◆ GOAL ◆
Word for word, quote all of the material, omitting the pictures.
___ INFORMATION SHOWN
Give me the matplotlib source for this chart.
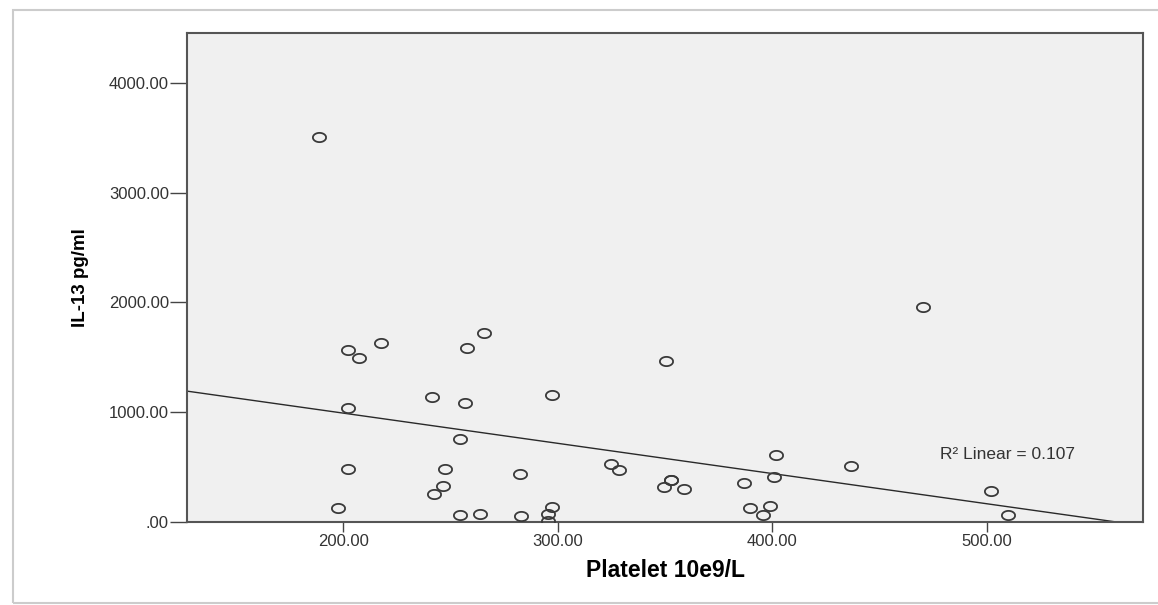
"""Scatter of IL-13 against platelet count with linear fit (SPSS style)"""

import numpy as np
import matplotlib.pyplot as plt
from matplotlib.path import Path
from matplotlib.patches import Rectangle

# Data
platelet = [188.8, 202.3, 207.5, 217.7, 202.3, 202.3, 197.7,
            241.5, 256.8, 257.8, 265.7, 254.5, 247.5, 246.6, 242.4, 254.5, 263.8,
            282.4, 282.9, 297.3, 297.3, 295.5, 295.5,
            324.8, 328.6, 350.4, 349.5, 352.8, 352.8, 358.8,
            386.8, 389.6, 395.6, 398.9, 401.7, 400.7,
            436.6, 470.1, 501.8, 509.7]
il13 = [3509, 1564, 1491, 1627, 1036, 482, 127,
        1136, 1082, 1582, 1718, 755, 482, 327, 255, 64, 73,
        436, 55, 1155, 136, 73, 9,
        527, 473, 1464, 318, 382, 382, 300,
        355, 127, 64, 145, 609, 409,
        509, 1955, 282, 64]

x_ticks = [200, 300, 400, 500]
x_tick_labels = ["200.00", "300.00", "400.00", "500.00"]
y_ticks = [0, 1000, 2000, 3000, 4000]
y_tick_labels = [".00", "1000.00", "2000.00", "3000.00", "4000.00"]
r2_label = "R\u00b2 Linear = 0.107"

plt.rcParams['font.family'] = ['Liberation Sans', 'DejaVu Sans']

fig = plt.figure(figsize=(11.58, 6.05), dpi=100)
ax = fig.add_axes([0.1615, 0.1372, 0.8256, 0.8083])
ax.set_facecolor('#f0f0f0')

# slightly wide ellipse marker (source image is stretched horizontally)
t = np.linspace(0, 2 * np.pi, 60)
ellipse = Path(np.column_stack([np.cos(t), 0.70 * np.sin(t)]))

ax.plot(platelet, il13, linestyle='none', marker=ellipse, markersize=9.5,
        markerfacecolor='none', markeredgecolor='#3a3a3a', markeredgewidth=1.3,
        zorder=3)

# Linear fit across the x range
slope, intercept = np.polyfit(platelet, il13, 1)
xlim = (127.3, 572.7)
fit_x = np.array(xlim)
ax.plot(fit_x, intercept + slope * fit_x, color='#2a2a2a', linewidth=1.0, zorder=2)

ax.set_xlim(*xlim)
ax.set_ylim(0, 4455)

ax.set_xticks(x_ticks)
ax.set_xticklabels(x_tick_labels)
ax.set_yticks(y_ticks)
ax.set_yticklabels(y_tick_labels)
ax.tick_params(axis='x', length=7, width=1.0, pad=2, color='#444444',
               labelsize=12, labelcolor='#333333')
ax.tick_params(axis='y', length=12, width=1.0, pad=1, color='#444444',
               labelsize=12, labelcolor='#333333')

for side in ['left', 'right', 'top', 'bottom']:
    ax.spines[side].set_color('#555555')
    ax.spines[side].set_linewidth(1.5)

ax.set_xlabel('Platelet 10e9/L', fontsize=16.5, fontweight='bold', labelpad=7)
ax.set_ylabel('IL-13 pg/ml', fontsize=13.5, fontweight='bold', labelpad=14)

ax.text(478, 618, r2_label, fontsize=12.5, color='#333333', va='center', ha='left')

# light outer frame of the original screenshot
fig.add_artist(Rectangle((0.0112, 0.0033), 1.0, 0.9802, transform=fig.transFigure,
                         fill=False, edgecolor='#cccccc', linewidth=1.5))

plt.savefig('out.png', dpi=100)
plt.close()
______
◆ SOLUTION TO THIS TASK ◆
Give me the matplotlib source for this chart.
"""Scatter of IL-13 against platelet count with linear fit (SPSS style)"""

import numpy as np
import matplotlib.pyplot as plt
from matplotlib.path import Path
from matplotlib.patches import Rectangle

# Data
platelet = [188.8, 202.3, 207.5, 217.7, 202.3, 202.3, 197.7,
            241.5, 256.8, 257.8, 265.7, 254.5, 247.5, 246.6, 242.4, 254.5, 263.8,
            282.4, 282.9, 297.3, 297.3, 295.5, 295.5,
            324.8, 328.6, 350.4, 349.5, 352.8, 352.8, 358.8,
            386.8, 389.6, 395.6, 398.9, 401.7, 400.7,
            436.6, 470.1, 501.8, 509.7]
il13 = [3509, 1564, 1491, 1627, 1036, 482, 127,
        1136, 1082, 1582, 1718, 755, 482, 327, 255, 64, 73,
        436, 55, 1155, 136, 73, 9,
        527, 473, 1464, 318, 382, 382, 300,
        355, 127, 64, 145, 609, 409,
        509, 1955, 282, 64]

x_ticks = [200, 300, 400, 500]
x_tick_labels = ["200.00", "300.00", "400.00", "500.00"]
y_ticks = [0, 1000, 2000, 3000, 4000]
y_tick_labels = [".00", "1000.00", "2000.00", "3000.00", "4000.00"]
r2_label = "R\u00b2 Linear = 0.107"

plt.rcParams['font.family'] = ['Liberation Sans', 'DejaVu Sans']

fig = plt.figure(figsize=(11.58, 6.05), dpi=100)
ax = fig.add_axes([0.1615, 0.1372, 0.8256, 0.8083])
ax.set_facecolor('#f0f0f0')

# slightly wide ellipse marker (source image is stretched horizontally)
t = np.linspace(0, 2 * np.pi, 60)
ellipse = Path(np.column_stack([np.cos(t), 0.70 * np.sin(t)]))

ax.plot(platelet, il13, linestyle='none', marker=ellipse, markersize=9.5,
        markerfacecolor='none', markeredgecolor='#3a3a3a', markeredgewidth=1.3,
        zorder=3)

# Linear fit across the x range
slope, intercept = np.polyfit(platelet, il13, 1)
xlim = (127.3, 572.7)
fit_x = np.array(xlim)
ax.plot(fit_x, intercept + slope * fit_x, color='#2a2a2a', linewidth=1.0, zorder=2)

ax.set_xlim(*xlim)
ax.set_ylim(0, 4455)

ax.set_xticks(x_ticks)
ax.set_xticklabels(x_tick_labels)
ax.set_yticks(y_ticks)
ax.set_yticklabels(y_tick_labels)
ax.tick_params(axis='x', length=7, width=1.0, pad=2, color='#444444',
               labelsize=12, labelcolor='#333333')
ax.tick_params(axis='y', length=12, width=1.0, pad=1, color='#444444',
               labelsize=12, labelcolor='#333333')

for side in ['left', 'right', 'top', 'bottom']:
    ax.spines[side].set_color('#555555')
    ax.spines[side].set_linewidth(1.5)

ax.set_xlabel('Platelet 10e9/L', fontsize=16.5, fontweight='bold', labelpad=7)
ax.set_ylabel('IL-13 pg/ml', fontsize=13.5, fontweight='bold', labelpad=14)

ax.text(478, 618, r2_label, fontsize=12.5, color='#333333', va='center', ha='left')

# light outer frame of the original screenshot
fig.add_artist(Rectangle((0.0112, 0.0033), 1.0, 0.9802, transform=fig.transFigure,
                         fill=False, edgecolor='#cccccc', linewidth=1.5))

plt.savefig('out.png', dpi=100)
plt.close()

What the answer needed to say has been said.